Blank pages can be scary, but I’ll show you how to get around that problem. It was the least of my worries when I started my writing career. When I decided to write my first book, I didn’t have a computer (I bought one with my first royalty cheque). I wrote longhand, then typed up my notes on a borrowed laptop.
At that time, I didn’t have any contacts or friends in the writing world, either. Breaking into the charmed circle of people who wrote felt like an impossible task. There were loads of reviews of high-brow literature in the newspapers, on TV and radio, but it was hard to find any information on writing for fun and personal satisfaction.
When you start out as a writer, you need details at your fingertips. Over the next few weeks I’ll be passing on all the hints and tips I’ve gathered during my career as a prize-winning, multi-million selling author.
Writing is a great hobby. It’s never been easier to see your name in print, and who knows— you may even make some money!
My books are on sale all over the world, and my work has been translated into more than twenty different languages. I’ve learned a lot on my way to becoming an author. Now I’m passing that information on to you. Follow this blog to discover the whole story.

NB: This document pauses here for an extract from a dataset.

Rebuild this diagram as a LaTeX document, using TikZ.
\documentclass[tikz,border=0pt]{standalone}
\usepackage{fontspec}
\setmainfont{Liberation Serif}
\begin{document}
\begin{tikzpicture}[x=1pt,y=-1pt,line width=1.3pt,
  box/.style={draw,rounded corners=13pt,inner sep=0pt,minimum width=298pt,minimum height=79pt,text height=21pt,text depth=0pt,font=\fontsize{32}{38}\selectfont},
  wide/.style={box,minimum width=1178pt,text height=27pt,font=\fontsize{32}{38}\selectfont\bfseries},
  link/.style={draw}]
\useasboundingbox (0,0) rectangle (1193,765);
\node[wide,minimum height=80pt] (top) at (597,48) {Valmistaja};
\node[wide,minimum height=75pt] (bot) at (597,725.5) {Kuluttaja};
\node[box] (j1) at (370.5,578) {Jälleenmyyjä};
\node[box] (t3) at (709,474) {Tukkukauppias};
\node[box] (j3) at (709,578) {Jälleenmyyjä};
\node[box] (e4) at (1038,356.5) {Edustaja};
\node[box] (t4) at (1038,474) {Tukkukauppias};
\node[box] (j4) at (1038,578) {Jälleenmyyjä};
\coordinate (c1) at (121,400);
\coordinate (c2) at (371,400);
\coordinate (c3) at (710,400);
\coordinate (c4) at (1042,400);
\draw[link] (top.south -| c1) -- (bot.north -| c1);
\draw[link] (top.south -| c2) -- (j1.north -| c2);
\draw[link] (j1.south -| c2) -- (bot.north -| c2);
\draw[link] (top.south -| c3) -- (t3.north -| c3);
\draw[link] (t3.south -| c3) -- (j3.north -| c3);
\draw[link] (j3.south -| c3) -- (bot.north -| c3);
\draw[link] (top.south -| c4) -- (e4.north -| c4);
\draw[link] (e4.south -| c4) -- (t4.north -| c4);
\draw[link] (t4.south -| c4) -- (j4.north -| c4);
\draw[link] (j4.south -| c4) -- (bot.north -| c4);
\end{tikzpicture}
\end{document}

Once you start writing, your only problem will be knowing when to stop. When I talk to groups about my work, the one question guaranteed to turn up in the question-and-answer session at the end is “where do you get your ideas?” That’s easy— everywhere!
Local newspapers and online media are always rich sources of ideas. Clip, or cut and paste ideas, and keep them catalogued in a file (real or virtual). You never know when some snippet might come in useful. Check lists of anniversaries—there’s always something quirky to discover.

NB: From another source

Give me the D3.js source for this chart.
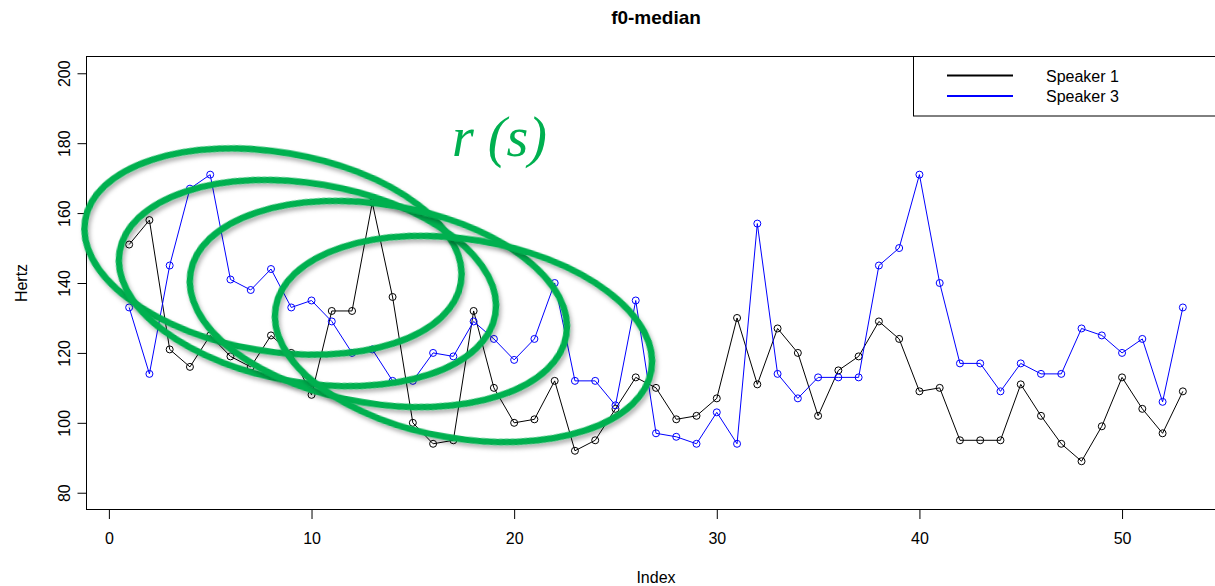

When you’re a writer, you can never be fed up or bored for long. I wrote His Majesty’s Secret Passion when I was so sick of an endless, gloomy winter that I wanted to escape to somewhere hot, sunny and romantic. His Majesty’s Secret Passion let me do that, and I had the pleasure of seeing my story come to life in print, too!
Listen in on conversations during your crowded commute (carefully, of course) to find inspiration. Make discreet notes on your phone, or carry a notebook with you.

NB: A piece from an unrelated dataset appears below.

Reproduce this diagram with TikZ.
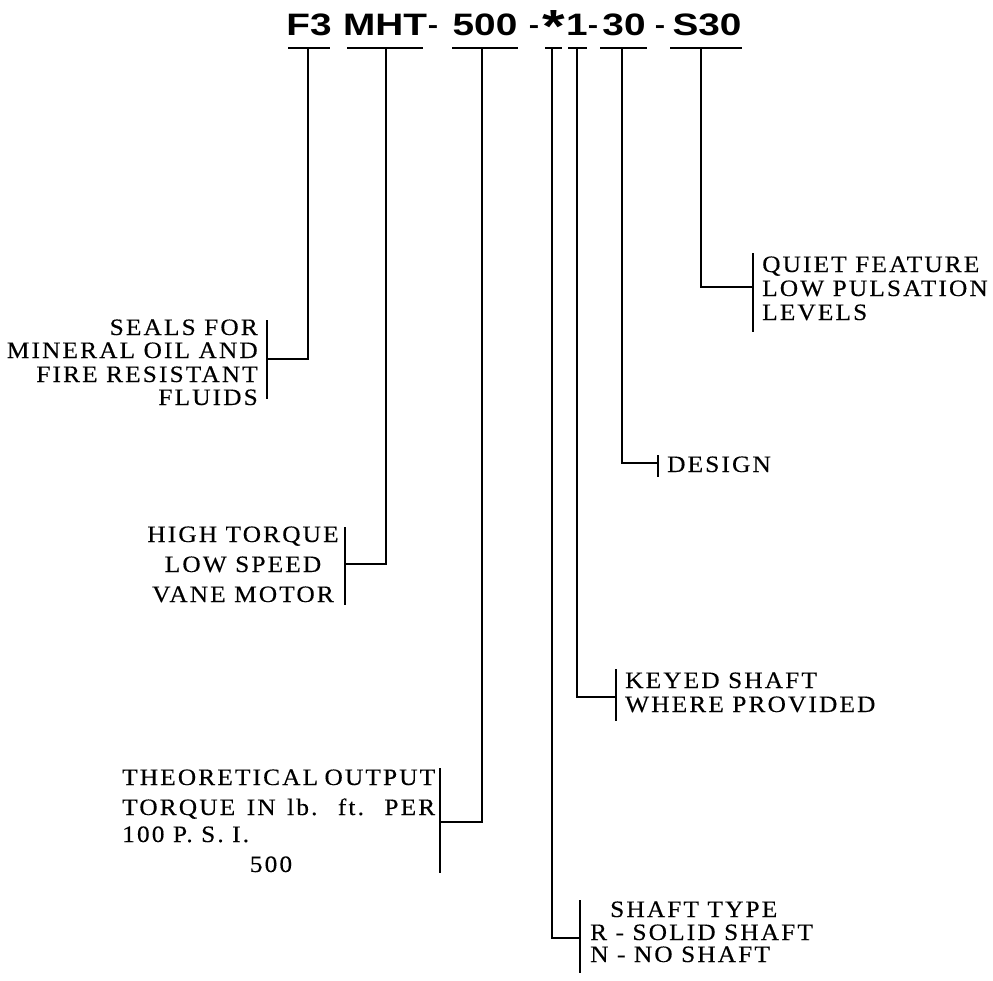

Talk to people. There’s one thing everyone is an expert in, and that’s themselves. Ask your parents and grandparents for their memories. Life has changed out of all recognition in only a dozen years or so. Don’t let their memories vanish. With their permission, make a recording of their thoughts. You can type it up later, as I used to, or investigate a transcription system like Dragon Dictate. You’ll be creating perfect first-hand sources of research. Even if you don’t fancy yourself as an historical novelist, your archive could help others in the future.
Always keep a notepad by your bed, to capture those thoughts that wake you up in the middle of the night (you’ll never remember them otherwise. Trust me. I’ve been there).
Now it’s over to you—what are you going to write about?